Problem to work on: Figure out how many lines of the material below contain the word "script". Answer with the number only.

Listing:
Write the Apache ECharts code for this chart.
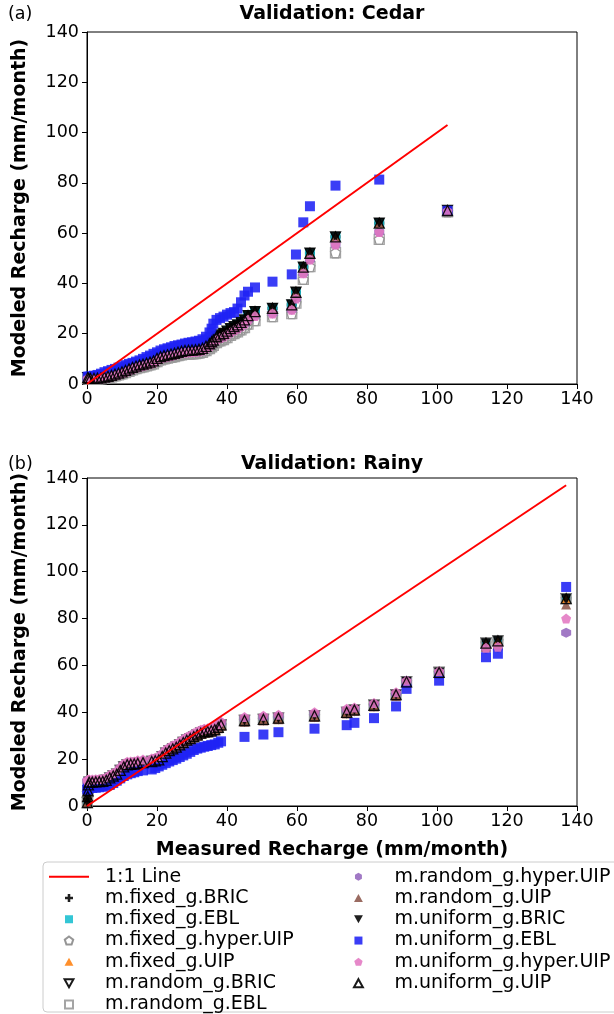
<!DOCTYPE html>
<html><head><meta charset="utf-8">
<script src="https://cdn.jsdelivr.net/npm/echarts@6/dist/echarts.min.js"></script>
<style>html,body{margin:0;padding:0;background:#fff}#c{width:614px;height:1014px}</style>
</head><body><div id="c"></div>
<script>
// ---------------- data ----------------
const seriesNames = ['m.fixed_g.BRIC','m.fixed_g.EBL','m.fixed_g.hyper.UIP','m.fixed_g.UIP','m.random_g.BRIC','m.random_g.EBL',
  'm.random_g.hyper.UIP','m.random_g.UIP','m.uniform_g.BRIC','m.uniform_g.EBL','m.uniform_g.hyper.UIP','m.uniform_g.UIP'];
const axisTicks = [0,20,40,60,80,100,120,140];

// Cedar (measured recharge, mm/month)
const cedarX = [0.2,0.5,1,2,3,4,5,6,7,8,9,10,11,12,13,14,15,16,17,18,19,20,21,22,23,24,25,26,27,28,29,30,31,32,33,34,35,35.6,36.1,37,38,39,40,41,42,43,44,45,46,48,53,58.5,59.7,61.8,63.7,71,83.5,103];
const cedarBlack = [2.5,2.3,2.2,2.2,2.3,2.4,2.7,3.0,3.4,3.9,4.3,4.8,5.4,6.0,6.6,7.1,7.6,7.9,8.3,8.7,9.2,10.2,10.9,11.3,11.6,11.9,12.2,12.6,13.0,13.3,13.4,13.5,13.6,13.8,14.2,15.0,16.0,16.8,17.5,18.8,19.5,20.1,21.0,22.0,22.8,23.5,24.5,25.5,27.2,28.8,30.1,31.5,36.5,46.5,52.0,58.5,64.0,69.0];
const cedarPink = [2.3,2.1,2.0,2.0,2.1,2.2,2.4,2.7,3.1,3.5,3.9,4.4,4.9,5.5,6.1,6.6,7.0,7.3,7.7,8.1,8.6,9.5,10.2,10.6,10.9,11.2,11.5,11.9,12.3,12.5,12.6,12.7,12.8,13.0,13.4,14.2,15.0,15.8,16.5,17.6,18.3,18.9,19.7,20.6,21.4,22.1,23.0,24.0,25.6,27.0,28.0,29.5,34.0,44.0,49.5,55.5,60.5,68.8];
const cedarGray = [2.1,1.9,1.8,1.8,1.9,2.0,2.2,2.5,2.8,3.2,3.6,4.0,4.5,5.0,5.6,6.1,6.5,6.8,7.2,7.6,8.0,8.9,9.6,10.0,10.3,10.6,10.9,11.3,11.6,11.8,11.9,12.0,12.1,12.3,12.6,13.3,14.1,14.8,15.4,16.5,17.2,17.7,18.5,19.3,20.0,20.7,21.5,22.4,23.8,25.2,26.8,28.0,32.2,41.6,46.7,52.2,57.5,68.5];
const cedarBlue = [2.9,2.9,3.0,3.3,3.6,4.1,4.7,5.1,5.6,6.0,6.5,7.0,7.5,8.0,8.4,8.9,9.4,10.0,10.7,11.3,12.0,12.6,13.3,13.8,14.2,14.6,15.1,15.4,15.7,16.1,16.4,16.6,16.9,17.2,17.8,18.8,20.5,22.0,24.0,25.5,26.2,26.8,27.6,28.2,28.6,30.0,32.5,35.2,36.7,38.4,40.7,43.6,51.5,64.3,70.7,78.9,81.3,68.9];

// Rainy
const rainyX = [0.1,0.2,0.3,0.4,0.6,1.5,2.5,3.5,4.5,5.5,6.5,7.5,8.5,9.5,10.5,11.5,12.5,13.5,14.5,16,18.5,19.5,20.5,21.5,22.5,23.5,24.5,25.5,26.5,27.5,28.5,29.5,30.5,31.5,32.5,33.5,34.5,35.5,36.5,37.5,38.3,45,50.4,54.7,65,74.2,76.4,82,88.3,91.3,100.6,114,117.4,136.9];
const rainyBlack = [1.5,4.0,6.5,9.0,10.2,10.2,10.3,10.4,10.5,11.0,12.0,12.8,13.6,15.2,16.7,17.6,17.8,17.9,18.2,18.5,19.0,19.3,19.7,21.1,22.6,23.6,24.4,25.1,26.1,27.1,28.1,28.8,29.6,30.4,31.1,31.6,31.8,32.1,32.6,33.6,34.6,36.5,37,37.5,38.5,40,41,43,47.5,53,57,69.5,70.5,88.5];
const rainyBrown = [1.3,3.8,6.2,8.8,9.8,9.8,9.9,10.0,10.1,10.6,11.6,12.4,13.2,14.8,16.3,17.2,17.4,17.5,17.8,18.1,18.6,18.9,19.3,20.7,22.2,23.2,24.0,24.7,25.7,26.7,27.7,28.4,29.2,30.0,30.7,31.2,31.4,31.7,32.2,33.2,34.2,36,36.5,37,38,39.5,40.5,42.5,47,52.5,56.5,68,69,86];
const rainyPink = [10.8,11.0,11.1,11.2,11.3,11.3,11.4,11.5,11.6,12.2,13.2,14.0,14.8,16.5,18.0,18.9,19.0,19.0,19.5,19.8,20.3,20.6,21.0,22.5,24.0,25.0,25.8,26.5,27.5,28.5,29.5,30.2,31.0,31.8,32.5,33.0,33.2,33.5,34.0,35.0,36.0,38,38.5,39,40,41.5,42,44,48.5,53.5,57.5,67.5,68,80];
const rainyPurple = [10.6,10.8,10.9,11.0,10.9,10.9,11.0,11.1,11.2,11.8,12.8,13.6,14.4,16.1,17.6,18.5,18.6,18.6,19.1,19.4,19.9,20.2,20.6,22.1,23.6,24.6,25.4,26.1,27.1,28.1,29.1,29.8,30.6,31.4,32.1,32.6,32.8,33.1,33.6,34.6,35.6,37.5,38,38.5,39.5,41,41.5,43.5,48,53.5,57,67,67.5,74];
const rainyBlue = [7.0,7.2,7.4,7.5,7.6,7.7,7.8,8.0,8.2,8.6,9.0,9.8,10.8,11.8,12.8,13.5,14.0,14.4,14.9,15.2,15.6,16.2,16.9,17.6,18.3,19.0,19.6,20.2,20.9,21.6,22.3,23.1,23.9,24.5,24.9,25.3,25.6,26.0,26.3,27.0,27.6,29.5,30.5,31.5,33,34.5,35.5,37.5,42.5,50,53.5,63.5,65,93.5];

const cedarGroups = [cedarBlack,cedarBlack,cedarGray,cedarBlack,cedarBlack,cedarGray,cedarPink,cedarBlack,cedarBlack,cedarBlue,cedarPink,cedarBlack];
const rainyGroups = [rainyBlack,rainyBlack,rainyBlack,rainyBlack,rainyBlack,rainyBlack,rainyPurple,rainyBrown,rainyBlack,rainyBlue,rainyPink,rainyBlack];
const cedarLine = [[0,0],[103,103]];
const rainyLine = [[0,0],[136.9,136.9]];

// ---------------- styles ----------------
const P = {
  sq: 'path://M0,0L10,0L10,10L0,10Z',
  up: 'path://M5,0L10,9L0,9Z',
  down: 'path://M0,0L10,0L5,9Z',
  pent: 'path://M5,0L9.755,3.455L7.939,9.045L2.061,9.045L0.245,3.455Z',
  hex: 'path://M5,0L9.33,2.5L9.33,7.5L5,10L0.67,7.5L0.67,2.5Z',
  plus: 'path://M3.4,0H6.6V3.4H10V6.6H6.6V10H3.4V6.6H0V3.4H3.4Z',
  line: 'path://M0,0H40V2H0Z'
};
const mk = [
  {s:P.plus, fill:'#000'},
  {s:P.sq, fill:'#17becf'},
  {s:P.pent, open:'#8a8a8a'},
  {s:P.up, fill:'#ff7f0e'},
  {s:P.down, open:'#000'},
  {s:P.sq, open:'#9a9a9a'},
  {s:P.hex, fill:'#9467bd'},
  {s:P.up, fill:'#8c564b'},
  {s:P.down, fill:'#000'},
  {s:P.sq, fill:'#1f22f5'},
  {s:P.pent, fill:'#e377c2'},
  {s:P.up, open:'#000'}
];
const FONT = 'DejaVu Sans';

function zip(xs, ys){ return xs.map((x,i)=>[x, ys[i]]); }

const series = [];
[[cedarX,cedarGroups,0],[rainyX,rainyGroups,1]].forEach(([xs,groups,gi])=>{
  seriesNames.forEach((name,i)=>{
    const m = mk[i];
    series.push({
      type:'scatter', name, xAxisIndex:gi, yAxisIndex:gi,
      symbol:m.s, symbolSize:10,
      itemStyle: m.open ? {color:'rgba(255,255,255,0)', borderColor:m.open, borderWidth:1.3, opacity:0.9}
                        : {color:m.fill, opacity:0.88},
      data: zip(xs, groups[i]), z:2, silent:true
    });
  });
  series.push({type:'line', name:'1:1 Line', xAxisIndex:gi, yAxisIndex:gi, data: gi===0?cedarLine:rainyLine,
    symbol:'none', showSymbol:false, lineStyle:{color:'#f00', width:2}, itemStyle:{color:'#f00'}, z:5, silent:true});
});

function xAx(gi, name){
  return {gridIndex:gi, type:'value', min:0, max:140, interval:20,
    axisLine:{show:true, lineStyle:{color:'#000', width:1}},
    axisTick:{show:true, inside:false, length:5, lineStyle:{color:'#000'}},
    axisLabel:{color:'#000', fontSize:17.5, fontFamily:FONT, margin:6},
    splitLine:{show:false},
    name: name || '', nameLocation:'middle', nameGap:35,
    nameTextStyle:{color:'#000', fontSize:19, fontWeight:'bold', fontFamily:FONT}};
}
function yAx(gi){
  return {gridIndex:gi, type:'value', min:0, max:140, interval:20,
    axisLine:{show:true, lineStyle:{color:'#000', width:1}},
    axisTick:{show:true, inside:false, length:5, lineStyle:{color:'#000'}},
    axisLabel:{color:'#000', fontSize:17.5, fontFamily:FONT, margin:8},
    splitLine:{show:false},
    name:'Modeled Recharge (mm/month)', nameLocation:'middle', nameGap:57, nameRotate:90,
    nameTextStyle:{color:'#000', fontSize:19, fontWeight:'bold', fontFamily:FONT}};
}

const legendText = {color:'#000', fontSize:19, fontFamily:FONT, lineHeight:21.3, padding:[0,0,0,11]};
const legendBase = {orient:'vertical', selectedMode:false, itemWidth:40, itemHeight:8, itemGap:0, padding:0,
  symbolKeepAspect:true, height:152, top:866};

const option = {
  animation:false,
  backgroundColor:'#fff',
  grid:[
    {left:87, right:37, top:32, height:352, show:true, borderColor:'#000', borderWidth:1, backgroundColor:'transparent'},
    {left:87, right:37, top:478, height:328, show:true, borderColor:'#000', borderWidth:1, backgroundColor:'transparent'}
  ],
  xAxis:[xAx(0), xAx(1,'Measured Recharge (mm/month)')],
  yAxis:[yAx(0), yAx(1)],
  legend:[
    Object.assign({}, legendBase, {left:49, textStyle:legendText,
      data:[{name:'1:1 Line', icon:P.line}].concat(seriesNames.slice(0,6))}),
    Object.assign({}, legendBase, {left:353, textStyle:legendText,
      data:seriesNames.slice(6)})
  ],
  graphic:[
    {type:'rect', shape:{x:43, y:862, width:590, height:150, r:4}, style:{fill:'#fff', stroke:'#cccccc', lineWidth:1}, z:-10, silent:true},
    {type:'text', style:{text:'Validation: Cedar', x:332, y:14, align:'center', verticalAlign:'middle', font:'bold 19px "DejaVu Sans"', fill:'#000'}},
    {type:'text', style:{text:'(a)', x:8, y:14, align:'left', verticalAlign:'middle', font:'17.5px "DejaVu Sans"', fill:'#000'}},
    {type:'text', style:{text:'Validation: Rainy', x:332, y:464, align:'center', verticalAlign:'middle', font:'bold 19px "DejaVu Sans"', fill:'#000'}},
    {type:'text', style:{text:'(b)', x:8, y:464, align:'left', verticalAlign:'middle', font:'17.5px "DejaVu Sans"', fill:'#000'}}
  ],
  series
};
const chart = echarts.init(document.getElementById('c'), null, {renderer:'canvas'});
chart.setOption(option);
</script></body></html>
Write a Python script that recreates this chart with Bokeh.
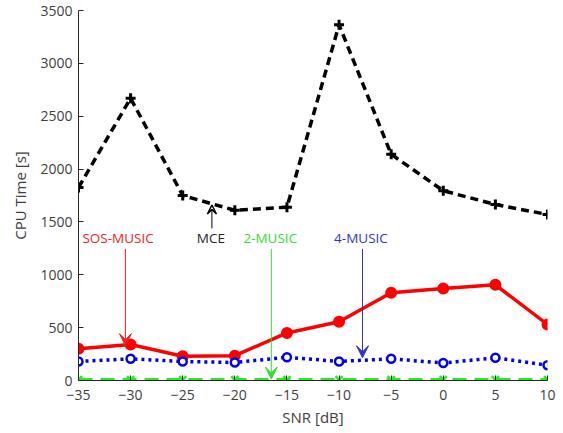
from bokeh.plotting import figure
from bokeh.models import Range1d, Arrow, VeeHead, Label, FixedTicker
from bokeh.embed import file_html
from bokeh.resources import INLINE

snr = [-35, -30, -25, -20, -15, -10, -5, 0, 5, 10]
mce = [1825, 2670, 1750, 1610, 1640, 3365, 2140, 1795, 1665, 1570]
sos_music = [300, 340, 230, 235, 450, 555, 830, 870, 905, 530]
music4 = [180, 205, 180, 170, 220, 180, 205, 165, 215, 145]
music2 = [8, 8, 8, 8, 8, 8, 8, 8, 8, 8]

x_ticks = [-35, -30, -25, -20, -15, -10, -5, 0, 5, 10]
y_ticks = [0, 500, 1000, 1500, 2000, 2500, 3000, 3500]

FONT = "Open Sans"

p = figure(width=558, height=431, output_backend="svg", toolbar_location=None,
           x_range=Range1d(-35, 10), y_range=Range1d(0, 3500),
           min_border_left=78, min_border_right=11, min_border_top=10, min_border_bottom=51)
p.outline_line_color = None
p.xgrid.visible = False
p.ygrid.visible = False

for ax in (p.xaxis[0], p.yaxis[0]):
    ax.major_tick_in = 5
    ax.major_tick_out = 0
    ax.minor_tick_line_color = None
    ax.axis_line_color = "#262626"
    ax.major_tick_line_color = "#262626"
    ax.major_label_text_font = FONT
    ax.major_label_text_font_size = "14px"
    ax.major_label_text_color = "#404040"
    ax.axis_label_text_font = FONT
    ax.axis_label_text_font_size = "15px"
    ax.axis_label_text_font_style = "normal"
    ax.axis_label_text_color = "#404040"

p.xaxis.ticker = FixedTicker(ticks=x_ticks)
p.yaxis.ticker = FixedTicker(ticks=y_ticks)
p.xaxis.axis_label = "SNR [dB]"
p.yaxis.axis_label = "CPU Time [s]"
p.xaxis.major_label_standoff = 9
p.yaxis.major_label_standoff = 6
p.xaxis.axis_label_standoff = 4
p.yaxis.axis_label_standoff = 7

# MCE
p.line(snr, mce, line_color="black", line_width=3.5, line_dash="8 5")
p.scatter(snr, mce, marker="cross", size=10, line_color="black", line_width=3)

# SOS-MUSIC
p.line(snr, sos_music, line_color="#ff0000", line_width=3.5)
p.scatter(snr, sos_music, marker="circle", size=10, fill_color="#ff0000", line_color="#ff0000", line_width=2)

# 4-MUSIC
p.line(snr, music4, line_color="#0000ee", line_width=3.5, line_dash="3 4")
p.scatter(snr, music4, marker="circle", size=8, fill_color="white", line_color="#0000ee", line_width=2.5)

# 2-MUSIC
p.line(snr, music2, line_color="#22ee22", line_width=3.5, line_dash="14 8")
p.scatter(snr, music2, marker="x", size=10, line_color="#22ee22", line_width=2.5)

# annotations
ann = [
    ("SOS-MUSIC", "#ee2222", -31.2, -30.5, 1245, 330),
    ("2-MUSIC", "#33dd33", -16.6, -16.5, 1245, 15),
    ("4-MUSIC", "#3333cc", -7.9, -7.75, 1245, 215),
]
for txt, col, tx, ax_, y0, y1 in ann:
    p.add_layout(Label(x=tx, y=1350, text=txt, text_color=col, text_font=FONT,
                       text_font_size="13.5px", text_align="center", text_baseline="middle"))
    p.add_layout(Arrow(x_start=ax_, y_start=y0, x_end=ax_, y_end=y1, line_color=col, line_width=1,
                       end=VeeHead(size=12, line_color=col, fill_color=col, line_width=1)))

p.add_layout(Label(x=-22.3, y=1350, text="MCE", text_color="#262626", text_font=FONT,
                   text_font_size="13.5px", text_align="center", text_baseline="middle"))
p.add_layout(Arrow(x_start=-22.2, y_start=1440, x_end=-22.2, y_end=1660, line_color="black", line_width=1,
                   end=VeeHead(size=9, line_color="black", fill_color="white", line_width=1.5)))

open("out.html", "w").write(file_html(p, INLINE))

Written solution: 4